Construction is not a consumer product, it is not like buying a car, it is like ordering a "custom" car, wth the additional responsibility of describing how to build it.  The Owner has a thousand decisions to make and convey, and then watch to see if he/she was understood.

There are two primary horror stories.  Ask Eric to explain them in detail.
  • "whisper down the lane."
  • "Contractor A + B + C"

How can an Architect help?
The Goal:  Communicating good information to all the people involved, and seeking a fair price for good work.
  • The Architect's Proposal:  Project communication begins with a well prepared agreement for archtectural services.  It will put forth a systemized program for the project, and describe the roles and responsibilities of the major participants, the Owner, the Architect, and the Contractor(s).  Each party has their own initial expectations.  The only way to actually manage those expectation is if they are clearly defined.  Thus the Owner/Architect agreement serves  as a project "guide book."  Contractors must have access to this guide book beginning with estimating phases.
  Sample Agreements for Architectural Consulting

  This is a template Agreement describing the boilerplate           language and roles in this process.

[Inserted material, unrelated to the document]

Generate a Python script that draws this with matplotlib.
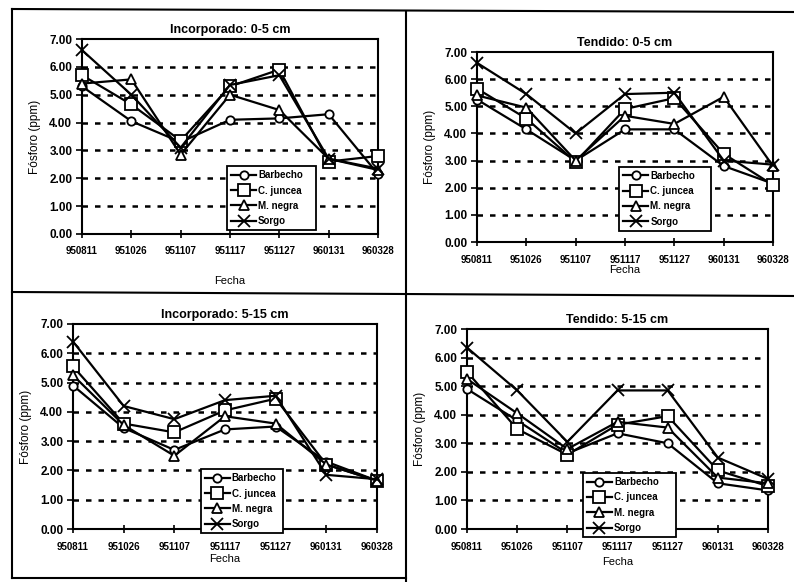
import matplotlib
matplotlib.use("Agg")
import matplotlib.pyplot as plt
from matplotlib.lines import Line2D

plt.rcParams['font.family'] = ['Liberation Sans', 'DejaVu Sans']
plt.rcParams['font.weight'] = 'bold'

fechas = ['950811', '951026', '951107', '951117', '951127', '960131', '960328']
series = ['Barbecho', 'C. juncea', 'M. negra', 'Sorgo']

# Incorporado 0-5 cm
inc_0_5 = {
    'Barbecho':  [5.30, 4.05, 3.30, 4.10, 4.15, 4.30, 2.15],
    'C. juncea': [5.70, 4.65, 3.35, 5.30, 5.90, 2.60, 2.80],
    'M. negra':  [5.40, 5.55, 2.85, 5.00, 4.45, 2.70, 2.30],
    'Sorgo':     [6.60, 5.00, 3.10, 5.35, 5.70, 2.70, 2.35],
}
# Tendido 0-5 cm
ten_0_5 = {
    'Barbecho':  [5.25, 4.15, 3.00, 4.15, 4.15, 2.80, 2.15],
    'C. juncea': [5.65, 4.55, 2.95, 4.90, 5.30, 3.25, 2.10],
    'M. negra':  [5.40, 4.95, 3.00, 4.65, 4.35, 5.35, 2.80],
    'Sorgo':     [6.60, 5.45, 4.00, 5.45, 5.50, 3.00, 2.85],
}
# Incorporado 5-15 cm
inc_5_15 = {
    'Barbecho':  [4.90, 3.45, 2.70, 3.40, 3.50, 2.30, 1.65],
    'C. juncea': [5.55, 3.60, 3.30, 4.05, 4.45, 2.20, 1.65],
    'M. negra':  [5.25, 3.55, 2.50, 3.85, 3.60, 2.20, 1.65],
    'Sorgo':     [6.40, 4.20, 3.75, 4.40, 4.55, 1.85, 1.70],
}
# Tendido 5-15 cm
ten_5_15 = {
    'Barbecho':  [4.90, 3.80, 2.65, 3.35, 3.00, 1.60, 1.35],
    'C. juncea': [5.50, 3.50, 2.60, 3.65, 3.95, 2.05, 1.50],
    'M. negra':  [5.25, 4.05, 2.80, 3.75, 3.55, 1.80, 1.60],
    'Sorgo':     [6.35, 4.85, 3.05, 4.85, 4.85, 2.50, 1.75],
}

markers = {'Barbecho': 'o', 'C. juncea': 's', 'M. negra': '^', 'Sorgo': 'x'}
msizes = {'Barbecho': 6, 'C. juncea': 8, 'M. negra': 7, 'Sorgo': 8}

W, H = 794, 582
fig = plt.figure(figsize=(W / 100, H / 100), dpi=100)


def box(l, r, t, b):
    return [l / W, 1 - b / H, (r - l) / W, (b - t) / H]


panels = [
    ('Incorporado: 0-5 cm', inc_0_5, box(82, 378, 39, 234), 14, (0.49, 0.02, 0.30, 0.40)),
    ('Tendido: 0-5 cm', ten_0_5, box(477, 773, 52, 242), 0, (0.48, 0.06, 0.31, 0.39)),
    ('Incorporado: 5-15 cm', inc_5_15, box(73, 377, 324, 529), 2, (0.42, -0.02, 0.27, 0.37)),
    ('Tendido: 5-15 cm', ten_5_15, box(467, 768, 329, 529), 4, (0.385, -0.04, 0.31, 0.40)),
]

for title, data, pos, xpad, legbox in panels:
    ax = fig.add_axes(pos)
    x = range(len(fechas))
    for s in series:
        ax.plot(x, data[s], color='black', lw=1.6, marker=markers[s],
                ms=msizes[s], mfc='white', mec='black', mew=1.3, clip_on=False, zorder=3)
    ax.set_xlim(0, len(fechas) - 1)
    ax.set_ylim(0, 7)
    ax.set_yticks(range(8))
    ax.set_yticklabels(['%.2f' % v for v in range(8)], fontsize=8.5)
    ax.set_xticks(list(x))
    ax.set_xticklabels(fechas, fontsize=7)
    for yv in range(1, 7):
        ax.axhline(yv, color='black', lw=1.8, ls=(0, (2.2, 2.8)), zorder=1)
    for sp in ax.spines.values():
        sp.set_linewidth(1.5)
    ax.tick_params(axis='x', direction='inout', length=6, width=1.2, pad=6)
    ax.tick_params(axis='y', direction='out', length=4, width=1.2, pad=3)
    ax.set_title(title, fontsize=9, fontweight='bold', pad=4)
    ax.set_ylabel('Fósforo (ppm)', fontsize=8.5, labelpad=6)
    ax.set_xlabel('Fecha', fontsize=8, labelpad=xpad)
    handles = [Line2D([], [], color='black', lw=1.6, marker=markers[s], ms=msizes[s],
                      mfc='white', mec='black', mew=1.3) for s in series]
    leg = ax.legend(handles, series, loc='lower left', bbox_to_anchor=legbox, mode='expand',
                    fontsize=7, frameon=True, fancybox=False, framealpha=1,
                    edgecolor='black', handlelength=2.6, handletextpad=0.2,
                    labelspacing=0.55, borderpad=0.4, borderaxespad=0)
    leg.get_frame().set_linewidth(1.3)
    leg.set_zorder(5)

# scanned page frame lines
frame = [((12, 12), (9, 578)), ((12, 794), (9, 12)), ((406, 406), (12, 582)),
         ((12, 794), (292, 296)), ((12, 406), (578, 578))]
for xs, ys in frame:
    fig.add_artist(Line2D([v / W for v in xs], [1 - v / H for v in ys],
                          color='black', lw=1.5))

fig.savefig('out.png', dpi=100, facecolor='white')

  T his is a template Description of Services and Fees and is then   attached to the Agreemenbt above.

  • The Design Process: The Architect listens to the Owner, then provides a visual, practical, solution using drawings and examples.  This becomes a dialogue between Owner and Designer, continuing until the graphic result expresses what the Owner wants, and the budget can afford.
  • Budget: CDA will assist the Owner select an appropriate Contractor, who then becomes part of the team. This allows a budget to be set and maintained.  This is critical when financial flexibility is limited.
  • Knowledge:  The Architect provides the Owner with a brain trust of information and resources.  This is an opportunity to ask questions and enjoy a professional willing to provide educational content as part of the service.
  • Construction Documentation:  Technical drawings, including specifications, are professionally prepared and distributed.
  • How a quality Architect can affect your project.
  1. If you want a contractor to deliver quality work, then it only makes sense to provide him with quality documents.  When sloppy drawings are provided, then the message communicated is "sloppy work is acceptable."
  2. Drawings help the contractor get the complete, accurate message to all the subcontractors.  This defeats the "whisper down the line" syndrome.  A picture is worth a thousand words in  construction.  Either have an Architect provide a coordinated set of drawings for all to  use, or you depend on each individual trade providing their own field instructions only as they need them, without helping any of the other trades know what is happening or how their work coordinates with the other subcontractors.
  1. The drawings are the "contract".  The agreement is the Owner will pay a defined amount of money for a defined description of work.
  2. Good drawings save good money.  Remember the old oil filter commercial where they say "pay me now, or pay me later?" Ultimately all the descriptive work provided by the Architect has to be done by someone, sooner or later, and the cost will end up in the project somewhere.  The better and more complete the drawings are at the start, the better the initial estimating, and ability to hold to that estimate.  For contractors, time and production efficiency are where money is made (the cost of the materials is the same for everybody).  There is an old saying "when you have ten minutes to cut down a tree, spend the first nine minutes sharpening the saw."  Good drawings are the sharp saw.
  • Project Administration:  The Architect can provide the Owner with continuing assistance during the execution of the Work.  The Architect's training and knowledge are available to the Owner to interpret and clarify the design intent, review the progress of the work, help evaluate options presented by the contractor.
A picture really is worth a thousand words!